■ **What needs to be done**
Please set down all the lines beneath this one exactly, without the pictures.

■ **Provided material**
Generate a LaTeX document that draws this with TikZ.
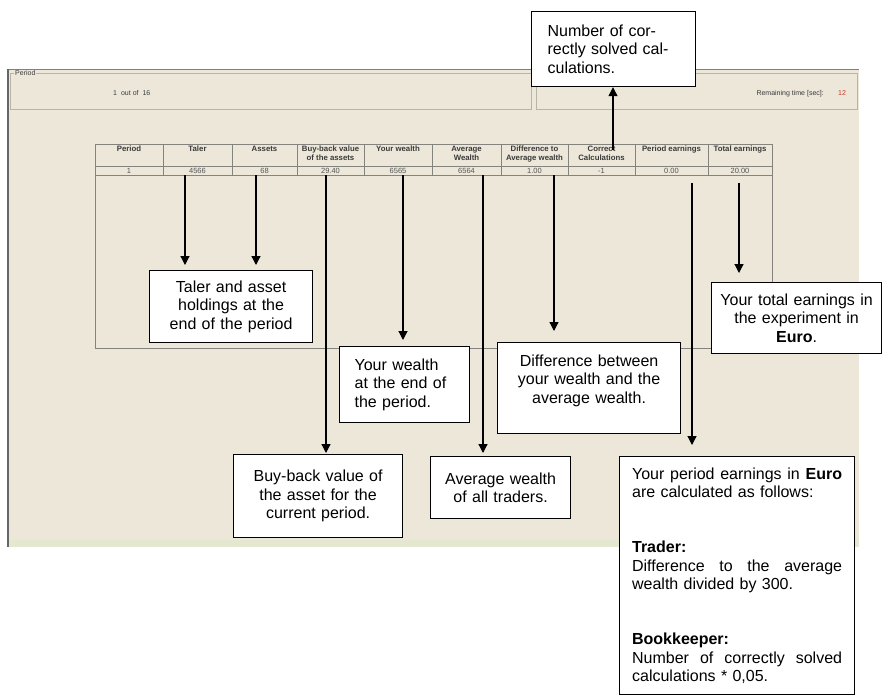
\documentclass[tikz,border=0pt]{standalone}
\usepackage{fontspec}
\setmainfont{Liberation Sans}
\usetikzlibrary{arrows.meta}
\definecolor{screenbg}{HTML}{ECE7D9}
\definecolor{panelline}{HTML}{B8B4A8}
\definecolor{gridline}{HTML}{85837D}
\definecolor{stripc}{HTML}{E4E8D0}
\definecolor{timered}{HTML}{C0392B}
\definecolor{scrtext}{HTML}{3A3A3A}
\definecolor{valtext}{HTML}{555555}
\begin{document}
\begin{tikzpicture}[x=1pt,y=-1pt,
  scr/.style={font=\fontsize{7}{8}\selectfont, text=scrtext, inner sep=0pt},
  hdr/.style={font=\fontsize{7.8}{9}\selectfont\bfseries, text=scrtext, inner sep=0pt, align=center, anchor=north},
  val/.style={font=\fontsize{7.5}{8}\selectfont, text=valtext, inner sep=0pt, anchor=base},
  grid/.style={draw=gridline, line width=0.8pt},
  callout/.style={draw=black, line width=1.2pt, fill=white, inner sep=0pt, anchor=north west, font=\fontsize{16}{18.4}\selectfont},
  arr/.style={draw=black, line width=1.2pt, -{Triangle[width=9pt,length=9pt]}}
]
\useasboundingbox (0,0) rectangle (889,697);
% screen background
\fill[screenbg] (8,69) rectangle (859,547);
\fill[stripc] (9,540) rectangle (859,547);
\draw[gray, line width=0.8pt] (8,69) -- (859,69);
\draw[gray!80!black, line width=1.5pt] (8,69) -- (8,547);
% top panels
\draw[panelline, line width=0.8pt] (10,73) rectangle (531,109);
\draw[panelline, line width=0.8pt] (536,73) rectangle (857,109);
\node[scr, fill=screenbg, inner xsep=1pt, anchor=west] (ptitle) at (14,73) {Period};
\node[scr, anchor=base west] (pcount) at (113,95) {1\hspace{4pt}out of\hspace{4pt}16};
\node[scr, anchor=base east] (rtime) at (824,95) {Remaining time [sec]:};
\node[scr, text=timered, anchor=base west] (rval) at (838,95) {12};
% table
\draw[grid] (95,144) rectangle (772,175);
\draw[grid] (95,166) -- (772,166);
\foreach \x in {163,232,297,364,432,501,568,635,708} \draw[grid] (\x,144) -- (\x,175);
\draw[grid] (95,175) rectangle (772,348);
\node[hdr] (h1) at (129,146) {Period};
\node[hdr] (h2) at (197.5,146) {Taler};
\node[hdr] (h3) at (264.5,146) {Assets};
\node[hdr] (h4) at (330.5,146) {Buy-back value\\of the assets};
\node[hdr] (h5) at (398,146) {Your wealth};
\node[hdr] (h6) at (466.5,146) {Average\\Wealth};
\node[hdr] (h7) at (534.5,146) {Difference to\\Average wealth};
\node[hdr] (h8) at (601.5,146) {Correct\\Calculations};
\node[hdr] (h9) at (671.5,146) {Period earnings};
\node[hdr] (h10) at (740,146) {Total earnings};
\node[val] (v1) at (129,173) {1};
\node[val] (v2) at (197.5,173) {4566};
\node[val] (v3) at (264.5,173) {68};
\node[val] (v4) at (330.5,173) {29.40};
\node[val] (v5) at (398,173) {6565};
\node[val] (v6) at (466.5,173) {6564};
\node[val] (v7) at (534.5,173) {1.00};
\node[val] (v8) at (601.5,173) {-1};
\node[val] (v9) at (671.5,173) {0.00};
\node[val] (v10) at (740,173) {20.00};
% callouts
\node[callout, minimum width=164pt, minimum height=75pt, text width=132pt, align=left] (bcorr) at (531,11) {Number of cor-\\rectly solved cal-\\culations.};
\node[callout, minimum width=163pt, minimum height=72pt, text width=150pt, align=center] (btaler) at (149,270) {Taler and asset\\holdings at the\\end of the period};
\node[callout, minimum width=130pt, minimum height=76pt, text width=100pt, align=left] (bwealth) at (339,346) {Your wealth\\at the end of\\the period.};
\node[callout, minimum width=183pt, minimum height=91pt, text width=170pt, align=center] (bdiff) at (497,342) {Difference between\\your wealth and the\\average wealth.\\\mbox{}};
\node[callout, minimum width=170pt, minimum height=71pt, text width=164pt, align=center] (btotal) at (711,282) {Your total earnings in\\the experiment in\\\textbf{Euro}.};
\node[callout, minimum width=169pt, minimum height=83pt, text width=160pt, align=center] (bbuy) at (233,454) {Buy-back value of\\the asset for the\\current period.};
\node[callout, minimum width=140pt, minimum height=62pt, text width=130pt, align=center] (bavg) at (430,456) {Average wealth\\of all traders.};
\node[callout, minimum width=235pt, minimum height=238pt, text width=210pt, align=left] (bperiod) at (619,456) {Your\hfill period\hfill earnings\hfill in\hfill \textbf{Euro}\\
are calculated as follows:\\[36.8pt]
\textbf{Trader:}\\
Difference\hfill to\hfill the\hfill average\\
wealth divided by 300.\\[36.8pt]
\textbf{Bookkeeper:}\\
Number\hfill of\hfill correctly\hfill solved\\
calculations * 0,05.};
% arrows
\coordinate (aTaler) at (185,175);
\coordinate (aAssets) at (256,175);
\coordinate (aBuy) at (326,175);
\coordinate (aWealth) at (403,175);
\coordinate (aAvg) at (483,175);
\coordinate (aDiff) at (554,175);
\coordinate (aCorr) at (613,150);
\coordinate (aPer) at (692,183);
\coordinate (aTot) at (739,183);
\draw[arr, shorten >=5pt] (aTaler) -- (aTaler |- btaler.north);
\draw[arr, shorten >=5pt] (aAssets) -- (aAssets |- btaler.north);
\draw[arr, shorten >=1pt] (aBuy) -- (aBuy |- bbuy.north);
\draw[arr, shorten >=6pt] (aWealth) -- (aWealth |- bwealth.north);
\draw[arr, shorten >=3pt] (aAvg) -- (aAvg |- bavg.north);
\draw[arr, shorten >=11pt] (aDiff) -- (aDiff |- bdiff.north);
\draw[arr] (aCorr) -- (aCorr |- bcorr.south);
\draw[arr, shorten >=11pt] (aPer) -- (aPer |- bperiod.north);
\draw[arr, shorten >=9pt] (aTot) -- (aTot |- btotal.north);
\end{tikzpicture}
\end{document}
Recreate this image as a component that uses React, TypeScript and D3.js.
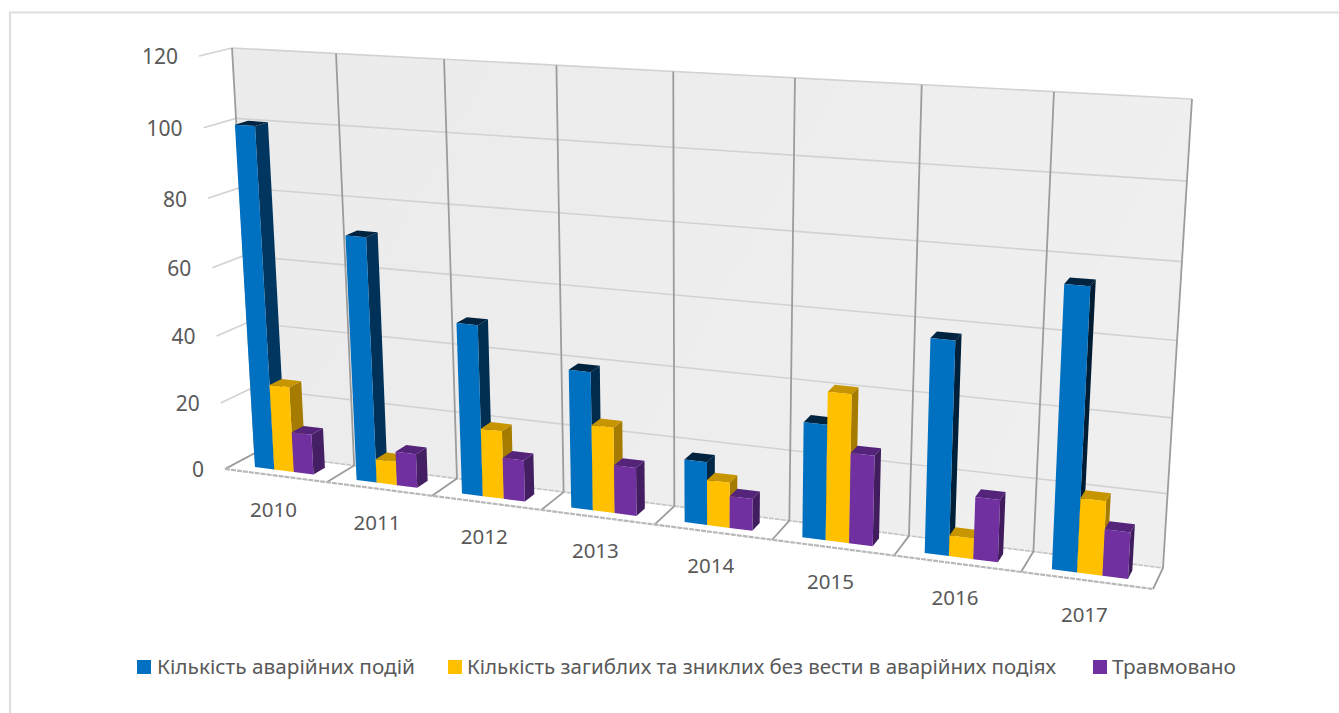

■ **Result**
Generate a LaTeX document that draws this with TikZ.
\documentclass[tikz,border=0pt]{standalone}
\usepackage{fontspec}
\setmainfont{Liberation Sans}
\usetikzlibrary{arrows.meta}
\definecolor{screenbg}{HTML}{ECE7D9}
\definecolor{panelline}{HTML}{B8B4A8}
\definecolor{gridline}{HTML}{85837D}
\definecolor{stripc}{HTML}{E4E8D0}
\definecolor{timered}{HTML}{C0392B}
\definecolor{scrtext}{HTML}{3A3A3A}
\definecolor{valtext}{HTML}{555555}
\begin{document}
\begin{tikzpicture}[x=1pt,y=-1pt,
  scr/.style={font=\fontsize{7}{8}\selectfont, text=scrtext, inner sep=0pt},
  hdr/.style={font=\fontsize{7.8}{9}\selectfont\bfseries, text=scrtext, inner sep=0pt, align=center, anchor=north},
  val/.style={font=\fontsize{7.5}{8}\selectfont, text=valtext, inner sep=0pt, anchor=base},
  grid/.style={draw=gridline, line width=0.8pt},
  callout/.style={draw=black, line width=1.2pt, fill=white, inner sep=0pt, anchor=north west, font=\fontsize{16}{18.4}\selectfont},
  arr/.style={draw=black, line width=1.2pt, -{Triangle[width=9pt,length=9pt]}}
]
\useasboundingbox (0,0) rectangle (889,697);
% screen background
\fill[screenbg] (8,69) rectangle (859,547);
\fill[stripc] (9,540) rectangle (859,547);
\draw[gray, line width=0.8pt] (8,69) -- (859,69);
\draw[gray!80!black, line width=1.5pt] (8,69) -- (8,547);
% top panels
\draw[panelline, line width=0.8pt] (10,73) rectangle (531,109);
\draw[panelline, line width=0.8pt] (536,73) rectangle (857,109);
\node[scr, fill=screenbg, inner xsep=1pt, anchor=west] (ptitle) at (14,73) {Period};
\node[scr, anchor=base west] (pcount) at (113,95) {1\hspace{4pt}out of\hspace{4pt}16};
\node[scr, anchor=base east] (rtime) at (824,95) {Remaining time [sec]:};
\node[scr, text=timered, anchor=base west] (rval) at (838,95) {12};
% table
\draw[grid] (95,144) rectangle (772,175);
\draw[grid] (95,166) -- (772,166);
\foreach \x in {163,232,297,364,432,501,568,635,708} \draw[grid] (\x,144) -- (\x,175);
\draw[grid] (95,175) rectangle (772,348);
\node[hdr] (h1) at (129,146) {Period};
\node[hdr] (h2) at (197.5,146) {Taler};
\node[hdr] (h3) at (264.5,146) {Assets};
\node[hdr] (h4) at (330.5,146) {Buy-back value\\of the assets};
\node[hdr] (h5) at (398,146) {Your wealth};
\node[hdr] (h6) at (466.5,146) {Average\\Wealth};
\node[hdr] (h7) at (534.5,146) {Difference to\\Average wealth};
\node[hdr] (h8) at (601.5,146) {Correct\\Calculations};
\node[hdr] (h9) at (671.5,146) {Period earnings};
\node[hdr] (h10) at (740,146) {Total earnings};
\node[val] (v1) at (129,173) {1};
\node[val] (v2) at (197.5,173) {4566};
\node[val] (v3) at (264.5,173) {68};
\node[val] (v4) at (330.5,173) {29.40};
\node[val] (v5) at (398,173) {6565};
\node[val] (v6) at (466.5,173) {6564};
\node[val] (v7) at (534.5,173) {1.00};
\node[val] (v8) at (601.5,173) {-1};
\node[val] (v9) at (671.5,173) {0.00};
\node[val] (v10) at (740,173) {20.00};
% callouts
\node[callout, minimum width=164pt, minimum height=75pt, text width=132pt, align=left] (bcorr) at (531,11) {Number of cor-\\rectly solved cal-\\culations.};
\node[callout, minimum width=163pt, minimum height=72pt, text width=150pt, align=center] (btaler) at (149,270) {Taler and asset\\holdings at the\\end of the period};
\node[callout, minimum width=130pt, minimum height=76pt, text width=100pt, align=left] (bwealth) at (339,346) {Your wealth\\at the end of\\the period.};
\node[callout, minimum width=183pt, minimum height=91pt, text width=170pt, align=center] (bdiff) at (497,342) {Difference between\\your wealth and the\\average wealth.\\\mbox{}};
\node[callout, minimum width=170pt, minimum height=71pt, text width=164pt, align=center] (btotal) at (711,282) {Your total earnings in\\the experiment in\\\textbf{Euro}.};
\node[callout, minimum width=169pt, minimum height=83pt, text width=160pt, align=center] (bbuy) at (233,454) {Buy-back value of\\the asset for the\\current period.};
\node[callout, minimum width=140pt, minimum height=62pt, text width=130pt, align=center] (bavg) at (430,456) {Average wealth\\of all traders.};
\node[callout, minimum width=235pt, minimum height=238pt, text width=210pt, align=left] (bperiod) at (619,456) {Your\hfill period\hfill earnings\hfill in\hfill \textbf{Euro}\\
are calculated as follows:\\[36.8pt]
\textbf{Trader:}\\
Difference\hfill to\hfill the\hfill average\\
wealth divided by 300.\\[36.8pt]
\textbf{Bookkeeper:}\\
Number\hfill of\hfill correctly\hfill solved\\
calculations * 0,05.};
% arrows
\coordinate (aTaler) at (185,175);
\coordinate (aAssets) at (256,175);
\coordinate (aBuy) at (326,175);
\coordinate (aWealth) at (403,175);
\coordinate (aAvg) at (483,175);
\coordinate (aDiff) at (554,175);
\coordinate (aCorr) at (613,150);
\coordinate (aPer) at (692,183);
\coordinate (aTot) at (739,183);
\draw[arr, shorten >=5pt] (aTaler) -- (aTaler |- btaler.north);
\draw[arr, shorten >=5pt] (aAssets) -- (aAssets |- btaler.north);
\draw[arr, shorten >=1pt] (aBuy) -- (aBuy |- bbuy.north);
\draw[arr, shorten >=6pt] (aWealth) -- (aWealth |- bwealth.north);
\draw[arr, shorten >=3pt] (aAvg) -- (aAvg |- bavg.north);
\draw[arr, shorten >=11pt] (aDiff) -- (aDiff |- bdiff.north);
\draw[arr] (aCorr) -- (aCorr |- bcorr.south);
\draw[arr, shorten >=11pt] (aPer) -- (aPer |- bperiod.north);
\draw[arr, shorten >=9pt] (aTot) -- (aTot |- btotal.north);
\end{tikzpicture}
\end{document}
Recreate this image as a component that uses React, TypeScript and D3.js.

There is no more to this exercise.